··· Material ···
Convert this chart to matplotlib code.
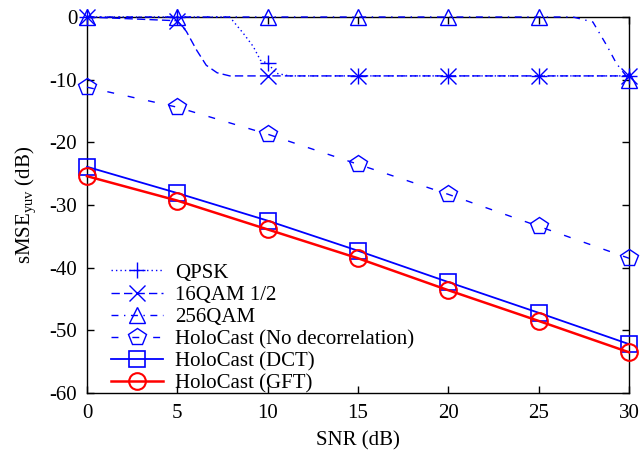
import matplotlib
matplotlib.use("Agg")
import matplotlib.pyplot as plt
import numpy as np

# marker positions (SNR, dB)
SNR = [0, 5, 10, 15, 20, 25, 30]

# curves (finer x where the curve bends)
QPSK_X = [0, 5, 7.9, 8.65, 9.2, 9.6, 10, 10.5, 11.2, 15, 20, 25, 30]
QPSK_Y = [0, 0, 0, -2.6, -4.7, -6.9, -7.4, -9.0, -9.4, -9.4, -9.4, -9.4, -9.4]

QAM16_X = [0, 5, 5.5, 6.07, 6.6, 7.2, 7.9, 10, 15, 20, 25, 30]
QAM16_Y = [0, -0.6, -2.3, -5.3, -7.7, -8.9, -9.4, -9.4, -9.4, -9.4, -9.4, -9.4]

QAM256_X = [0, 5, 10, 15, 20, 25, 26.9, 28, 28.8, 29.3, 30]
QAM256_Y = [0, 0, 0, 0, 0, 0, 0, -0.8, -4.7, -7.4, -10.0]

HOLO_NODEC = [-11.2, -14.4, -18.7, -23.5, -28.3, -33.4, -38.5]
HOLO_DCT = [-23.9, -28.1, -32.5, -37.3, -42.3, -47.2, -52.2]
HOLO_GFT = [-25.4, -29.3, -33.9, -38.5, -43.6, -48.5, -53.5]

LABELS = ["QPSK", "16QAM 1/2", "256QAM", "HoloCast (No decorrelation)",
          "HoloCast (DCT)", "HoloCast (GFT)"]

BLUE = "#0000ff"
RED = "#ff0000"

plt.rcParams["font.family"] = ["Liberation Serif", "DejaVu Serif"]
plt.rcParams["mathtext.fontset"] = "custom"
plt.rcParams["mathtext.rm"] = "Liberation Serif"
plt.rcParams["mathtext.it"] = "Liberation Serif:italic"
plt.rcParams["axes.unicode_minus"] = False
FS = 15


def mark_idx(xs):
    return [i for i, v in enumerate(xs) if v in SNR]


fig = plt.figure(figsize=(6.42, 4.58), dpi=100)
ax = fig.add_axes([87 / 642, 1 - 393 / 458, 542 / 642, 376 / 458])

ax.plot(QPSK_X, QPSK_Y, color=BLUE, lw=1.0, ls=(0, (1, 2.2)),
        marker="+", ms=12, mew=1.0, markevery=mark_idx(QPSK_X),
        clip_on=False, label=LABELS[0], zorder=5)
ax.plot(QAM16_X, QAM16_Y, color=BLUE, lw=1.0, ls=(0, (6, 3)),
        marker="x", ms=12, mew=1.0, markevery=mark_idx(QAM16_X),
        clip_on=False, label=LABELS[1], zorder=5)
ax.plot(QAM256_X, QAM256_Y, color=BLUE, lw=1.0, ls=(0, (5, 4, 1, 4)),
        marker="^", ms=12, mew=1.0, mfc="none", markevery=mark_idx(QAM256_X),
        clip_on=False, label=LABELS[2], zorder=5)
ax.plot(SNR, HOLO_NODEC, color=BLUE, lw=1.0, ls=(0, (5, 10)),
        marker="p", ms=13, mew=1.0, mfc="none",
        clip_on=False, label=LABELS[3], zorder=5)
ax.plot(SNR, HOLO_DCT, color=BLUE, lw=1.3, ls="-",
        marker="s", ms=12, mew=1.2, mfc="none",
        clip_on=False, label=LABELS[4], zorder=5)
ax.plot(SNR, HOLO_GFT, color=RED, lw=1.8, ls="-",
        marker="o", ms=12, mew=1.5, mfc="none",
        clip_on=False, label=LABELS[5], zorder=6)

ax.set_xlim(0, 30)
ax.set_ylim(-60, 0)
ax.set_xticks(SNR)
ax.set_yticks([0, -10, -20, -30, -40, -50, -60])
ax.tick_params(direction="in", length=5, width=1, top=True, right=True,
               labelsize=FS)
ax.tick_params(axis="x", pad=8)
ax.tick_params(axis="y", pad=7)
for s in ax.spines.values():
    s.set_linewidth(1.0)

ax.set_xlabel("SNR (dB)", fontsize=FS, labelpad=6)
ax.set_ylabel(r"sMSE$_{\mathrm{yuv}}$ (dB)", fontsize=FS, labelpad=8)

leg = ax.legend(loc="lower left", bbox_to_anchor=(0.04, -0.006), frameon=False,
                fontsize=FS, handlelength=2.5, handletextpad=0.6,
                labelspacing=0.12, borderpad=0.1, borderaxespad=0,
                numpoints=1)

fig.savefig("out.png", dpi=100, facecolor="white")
···
Objective
Word for word, quote the full listing, omitting every picture.

Response
Convert this chart to matplotlib code.
import matplotlib
matplotlib.use("Agg")
import matplotlib.pyplot as plt
import numpy as np

# marker positions (SNR, dB)
SNR = [0, 5, 10, 15, 20, 25, 30]

# curves (finer x where the curve bends)
QPSK_X = [0, 5, 7.9, 8.65, 9.2, 9.6, 10, 10.5, 11.2, 15, 20, 25, 30]
QPSK_Y = [0, 0, 0, -2.6, -4.7, -6.9, -7.4, -9.0, -9.4, -9.4, -9.4, -9.4, -9.4]

QAM16_X = [0, 5, 5.5, 6.07, 6.6, 7.2, 7.9, 10, 15, 20, 25, 30]
QAM16_Y = [0, -0.6, -2.3, -5.3, -7.7, -8.9, -9.4, -9.4, -9.4, -9.4, -9.4, -9.4]

QAM256_X = [0, 5, 10, 15, 20, 25, 26.9, 28, 28.8, 29.3, 30]
QAM256_Y = [0, 0, 0, 0, 0, 0, 0, -0.8, -4.7, -7.4, -10.0]

HOLO_NODEC = [-11.2, -14.4, -18.7, -23.5, -28.3, -33.4, -38.5]
HOLO_DCT = [-23.9, -28.1, -32.5, -37.3, -42.3, -47.2, -52.2]
HOLO_GFT = [-25.4, -29.3, -33.9, -38.5, -43.6, -48.5, -53.5]

LABELS = ["QPSK", "16QAM 1/2", "256QAM", "HoloCast (No decorrelation)",
          "HoloCast (DCT)", "HoloCast (GFT)"]

BLUE = "#0000ff"
RED = "#ff0000"

plt.rcParams["font.family"] = ["Liberation Serif", "DejaVu Serif"]
plt.rcParams["mathtext.fontset"] = "custom"
plt.rcParams["mathtext.rm"] = "Liberation Serif"
plt.rcParams["mathtext.it"] = "Liberation Serif:italic"
plt.rcParams["axes.unicode_minus"] = False
FS = 15


def mark_idx(xs):
    return [i for i, v in enumerate(xs) if v in SNR]


fig = plt.figure(figsize=(6.42, 4.58), dpi=100)
ax = fig.add_axes([87 / 642, 1 - 393 / 458, 542 / 642, 376 / 458])

ax.plot(QPSK_X, QPSK_Y, color=BLUE, lw=1.0, ls=(0, (1, 2.2)),
        marker="+", ms=12, mew=1.0, markevery=mark_idx(QPSK_X),
        clip_on=False, label=LABELS[0], zorder=5)
ax.plot(QAM16_X, QAM16_Y, color=BLUE, lw=1.0, ls=(0, (6, 3)),
        marker="x", ms=12, mew=1.0, markevery=mark_idx(QAM16_X),
        clip_on=False, label=LABELS[1], zorder=5)
ax.plot(QAM256_X, QAM256_Y, color=BLUE, lw=1.0, ls=(0, (5, 4, 1, 4)),
        marker="^", ms=12, mew=1.0, mfc="none", markevery=mark_idx(QAM256_X),
        clip_on=False, label=LABELS[2], zorder=5)
ax.plot(SNR, HOLO_NODEC, color=BLUE, lw=1.0, ls=(0, (5, 10)),
        marker="p", ms=13, mew=1.0, mfc="none",
        clip_on=False, label=LABELS[3], zorder=5)
ax.plot(SNR, HOLO_DCT, color=BLUE, lw=1.3, ls="-",
        marker="s", ms=12, mew=1.2, mfc="none",
        clip_on=False, label=LABELS[4], zorder=5)
ax.plot(SNR, HOLO_GFT, color=RED, lw=1.8, ls="-",
        marker="o", ms=12, mew=1.5, mfc="none",
        clip_on=False, label=LABELS[5], zorder=6)

ax.set_xlim(0, 30)
ax.set_ylim(-60, 0)
ax.set_xticks(SNR)
ax.set_yticks([0, -10, -20, -30, -40, -50, -60])
ax.tick_params(direction="in", length=5, width=1, top=True, right=True,
               labelsize=FS)
ax.tick_params(axis="x", pad=8)
ax.tick_params(axis="y", pad=7)
for s in ax.spines.values():
    s.set_linewidth(1.0)

ax.set_xlabel("SNR (dB)", fontsize=FS, labelpad=6)
ax.set_ylabel(r"sMSE$_{\mathrm{yuv}}$ (dB)", fontsize=FS, labelpad=8)

leg = ax.legend(loc="lower left", bbox_to_anchor=(0.04, -0.006), frameon=False,
                fontsize=FS, handlelength=2.5, handletextpad=0.6,
                labelspacing=0.12, borderpad=0.1, borderaxespad=0,
                numpoints=1)

fig.savefig("out.png", dpi=100, facecolor="white")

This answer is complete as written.